Maybe trying this would help the sampler?

This is a helpful suggestion, but implementing still landed me with a bunch of divergent transitions. Because I seem to be running into the same problem whether I use the SUG’s more complicated model or my reduced version, I’ll share my reduced version here. The main difference being that I took out the group-level predictors and simplified the problem down to just one individual-level predictor variable. So what I’m shooting for is something like:

where \beta_j is the effect of x on y in for group j, and these effects are MVN with mean group effects \mu and covariance matrix \Sigma. I tried to implement your suggested uncentered method, modifying your code such that there was just group level deviances (ie z is a vector with length equal to the number of groups) rather than what looks like individual-level deviances (I think that is why your z is a matrix?). I also tried executing this method with the means of the MVN equal to zero as in your code as well as with the means coming from their own distribution, and both resulted in similar convergence on decent estimates but still with many divergences. Here is the code that I landed on that is still resulting in divergences:

data {
  int<lower=0> N; // number of samples
  int<lower=0> J; // number of groups
  vector[N] y; // response variable
  vector[N] x; // predictor variable
  int j[N]; // group identity
}

parameters {
  real b; // intercept
  
  vector<lower=0>[J] tau; // scale parameter for MVN of coefficients
  vector[J] mu; // mean coefficient values for each group
  cholesky_factor_corr[J] Omega_L;  // lower triangular Cholesky factor of correlation matrix
  vector[J] z;  // standard-normal z-scores
  real sigma; // variance in response variable
}

transformed parameters{
  vector[J] beta; // group coefficients
  
  beta = mu + diag_pre_multiply(tau,Omega_L) * z;
}

model {
  b ~ normal(0, 1);
  z ~ normal(0, 1);
  tau ~ exponential(1);
  Omega_L ~ lkj_corr_cholesky(1);
  sigma ~ exponential(1);
  mu ~ normal(0, 1);
  
  for(i in 1:N){
      y[i] ~ normal(b + x[i]*beta[j[i]], sigma);
  }
}

and here is the R code I used to simulate the data for this model:

N = 1000
J = 10
j = rep(1:J, each = N/J)
x = rnorm(N)
sigma = .2
eta <- 1
lam <- 2

mu_mu = .5
sig_mu = .2

Omega <- rlkjcorr(1, J, eta)
tau <- rexp(J, lam)

Sigma <- round(diag(tau, J, J) %*% Omega %*% diag(tau, J, J), 10)

b = 0
mu = rnorm(J, mu_mu, sig_mu)
beta = rmvn(1, mu, Sigma)

y = rep(NA, N)
for(i in 1:N){
  y[i] = rnorm(1, b + x[i] * beta[j[i]], sigma)
}

stan_dat <- list(N = N, J = J, y = y, x = x, j = j)

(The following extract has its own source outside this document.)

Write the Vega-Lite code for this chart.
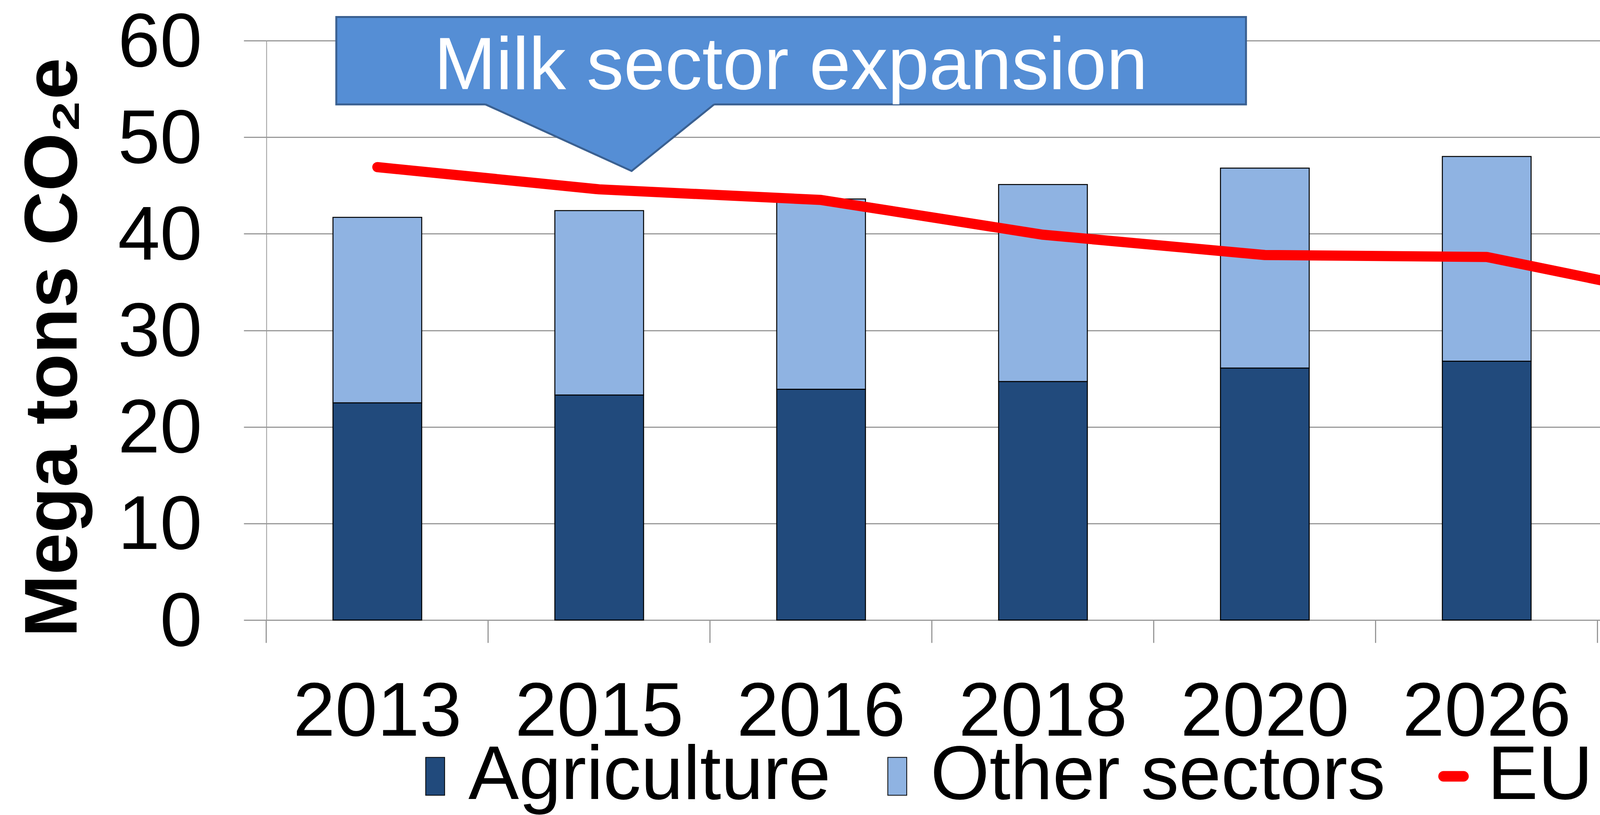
{
  "$schema": "https://vega.github.io/schema/vega-lite/v6.json",
  "autosize": {"type": "fit", "contains": "padding"},
  "width": 4626,
  "height": 2086,
  "padding": {"left": 41, "top": 14, "right": 0, "bottom": 165},
  "background": "white",
  "config": {
    "view": {"stroke": null},
    "font": "Liberation Sans",
    "axisY": {
      "titleFont": "Liberation Sans", "titleFontWeight": "bold",
      "titleFontSize": 192, "titleColor": "black", "titleAngle": 270,
      "titleX": -487, "titleY": 785, "titleAlign": "center", "titleBaseline": "alphabetic",
      "labelFont": "Liberation Sans", "labelFontSize": 194, "labelColor": "black",
      "labelPadding": 107, "labelBaseline": "alphabetic", "labelOffset": 65,
      "labelLimit": 3000, "labelOverlap": false, "labelBound": false, "labelFlush": false,
      "grid": true, "gridColor": "#999999", "gridWidth": 3,
      "ticks": true, "tickSize": 58, "tickColor": "#999999", "tickWidth": 3,
      "domain": true, "domainColor": "#999999", "domainWidth": 2
    }
  },
  "datasets": {
    "bars": [
      {"year": "2013", "sector": "Agriculture", "value": 22.5},
      {"year": "2013", "sector": "Other sectors", "value": 19.2},
      {"year": "2015", "sector": "Agriculture", "value": 23.3},
      {"year": "2015", "sector": "Other sectors", "value": 19.1},
      {"year": "2016", "sector": "Agriculture", "value": 23.9},
      {"year": "2016", "sector": "Other sectors", "value": 19.7},
      {"year": "2018", "sector": "Agriculture", "value": 24.7},
      {"year": "2018", "sector": "Other sectors", "value": 20.4},
      {"year": "2020", "sector": "Agriculture", "value": 26.1},
      {"year": "2020", "sector": "Other sectors", "value": 20.7},
      {"year": "2026", "sector": "Agriculture", "value": 26.8},
      {"year": "2026", "sector": "Other sectors", "value": 21.2},
      {"year": "2030", "sector": "Agriculture", "value": 26.4},
      {"year": "2030", "sector": "Other sectors", "value": 21.1}
    ],
    "limit": [
      {"year": "2013", "series": "EU Limit", "limit": 46.9},
      {"year": "2015", "series": "EU Limit", "limit": 44.6},
      {"year": "2016", "series": "EU Limit", "limit": 43.5},
      {"year": "2018", "series": "EU Limit", "limit": 39.9},
      {"year": "2020", "series": "EU Limit", "limit": 37.8},
      {"year": "2026", "series": "EU Limit", "limit": 37.6},
      {"year": "2030", "series": "EU Limit", "limit": 32.9}
    ],
    "box": [
      {"x1": 0.315, "x2": 4.415, "ytop": 62.45, "ybot": 53.4}
    ],
    "pointer": [
      {"tx": 0.987, "ty": 53.4},
      {"tx": 1.646, "ty": 46.5},
      {"tx": 2.018, "ty": 53.4}
    ],
    "caption": [
      {"tx": 2.364, "ty": 55.0, "label": "Milk sector expansion"}
    ]
  },
  "layer": [
    {
      "data": {"name": "bars"},
      "mark": {"type": "bar", "stroke": "black", "strokeWidth": 2.5},
      "encoding": {
        "x": {
          "field": "year", "type": "nominal", "sort": null,
          "scale": {"paddingInner": 0.6, "paddingOuter": 0.3, "range": [0, 3976]},
          "axis": {
            "title": null, "labelAngle": 0, "labelFont": "Liberation Sans", "labelFontSize": 194,
            "labelColor": "black", "labelBaseline": "alphabetic", "labelPadding": 237,
            "labelLimit": 3000, "labelOverlap": false, "labelBound": false, "labelFlush": false,
            "ticks": true, "tickSize": 58, "tickColor": "#999999", "tickWidth": 3,
            "bandPosition": -0.75, "domain": false, "grid": false
          }
        },
        "y": {
          "field": "value", "type": "quantitative", "stack": "zero",
          "scale": {"domain": [0, 60], "nice": false},
          "axis": {"title": "Mega tons CO₂e", "values": [0, 10, 20, 30, 40, 50, 60]}
        },
        "order": {"field": "sector", "type": "ordinal", "sort": "ascending"},
        "fill": {
          "field": "sector", "type": "nominal",
          "scale": {"domain": ["Agriculture", "Other sectors"], "range": ["#214A7C", "#8FB3E2"]},
          "legend": {
            "orient": "none", "legendX": 335, "legendY": 1786, "direction": "horizontal",
            "title": null, "padding": 0,
            "labelFont": "Liberation Sans", "labelFontSize": 194, "labelColor": "black", "labelLimit": 3000,
            "labelOffset": -12, "columnPadding": 73,
            "symbolType": "M-0.5,-1H0.5V1H-0.5Z", "symbolSize": 9409,
            "symbolStrokeColor": "black", "symbolStrokeWidth": 2, "symbolOpacity": 1
          }
        }
      }
    },
    {
      "data": {"name": "limit"},
      "mark": {"type": "line", "strokeWidth": 26, "strokeCap": "round", "strokeJoin": "round"},
      "encoding": {
        "x": {
          "field": "year", "type": "nominal", "sort": null,
          "scale": {"paddingInner": 0.6, "paddingOuter": 0.3, "range": [0, 3976]},
          "axis": null
        },
        "y": {"field": "limit", "type": "quantitative"},
        "stroke": {
          "field": "series", "type": "nominal",
          "scale": {"domain": ["EU Limit"], "range": ["#FF0000"]},
          "legend": {
            "orient": "none", "legendX": 2942, "legendY": 1786, "direction": "horizontal",
            "title": null, "padding": 0,
            "labelFont": "Liberation Sans", "labelFontSize": 194, "labelColor": "black", "labelLimit": 3000,
            "labelOffset": -10,
            "symbolType": "stroke", "symbolSize": 2601, "symbolStrokeWidth": 27,
            "encode": {"symbols": {"update": {"strokeCap": {"value": "round"}}}}
          }
        }
      }
    },
    {
      "data": {"name": "box"},
      "mark": {"type": "rect", "fill": "#558ED5", "stroke": "#3A6091", "strokeWidth": 5},
      "encoding": {
        "x": {"field": "x1", "type": "quantitative", "scale": {"domain": [0, 7], "range": [0, 3976], "nice": false, "zero": false}, "axis": null},
        "x2": {"field": "x2"},
        "y": {"field": "ytop", "type": "quantitative"},
        "y2": {"field": "ybot"}
      }
    },
    {
      "data": {"name": "pointer"},
      "mark": {"type": "area", "fill": "#558ED5", "interpolate": "linear", "orient": "vertical"},
      "encoding": {
        "x": {"field": "tx", "type": "quantitative", "scale": {"domain": [0, 7], "range": [0, 3976], "nice": false, "zero": false}, "axis": null},
        "y": {"field": "ty", "type": "quantitative", "stack": null},
        "y2": {"datum": 53.75}
      }
    },
    {
      "data": {"name": "pointer"},
      "mark": {"type": "line", "stroke": "#3A6091", "strokeWidth": 5, "strokeJoin": "miter"},
      "encoding": {
        "x": {"field": "tx", "type": "quantitative", "scale": {"domain": [0, 7], "range": [0, 3976], "nice": false, "zero": false}, "axis": null},
        "y": {"field": "ty", "type": "quantitative"}
      }
    },
    {
      "data": {"name": "caption"},
      "mark": {"type": "text", "fontSize": 190, "color": "white", "align": "center", "baseline": "alphabetic", "font": "Liberation Sans"},
      "encoding": {
        "x": {"field": "tx", "type": "quantitative", "scale": {"domain": [0, 7], "range": [0, 3976], "nice": false, "zero": false}, "axis": null},
        "y": {"field": "ty", "type": "quantitative"},
        "text": {"field": "label"}
      }
    }
  ],
  "resolve": {"scale": {"x": "independent"}, "axis": {"x": "independent"}}
}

Still stumped as to why I’m getting divergences. Your recommendations have been helpful and insightful (and certainly let me know if I made an error trying to implement these recommendations)! I’ll keep digging, but anyone’s help would be more than appreciated in trying to get this running smoothly.

Oh wait, can you try restricting sigma to be positive?

Ah good catch! Though that didn’t seem to resolve the issue. <lower=0> on sigma still results in divergent transitions.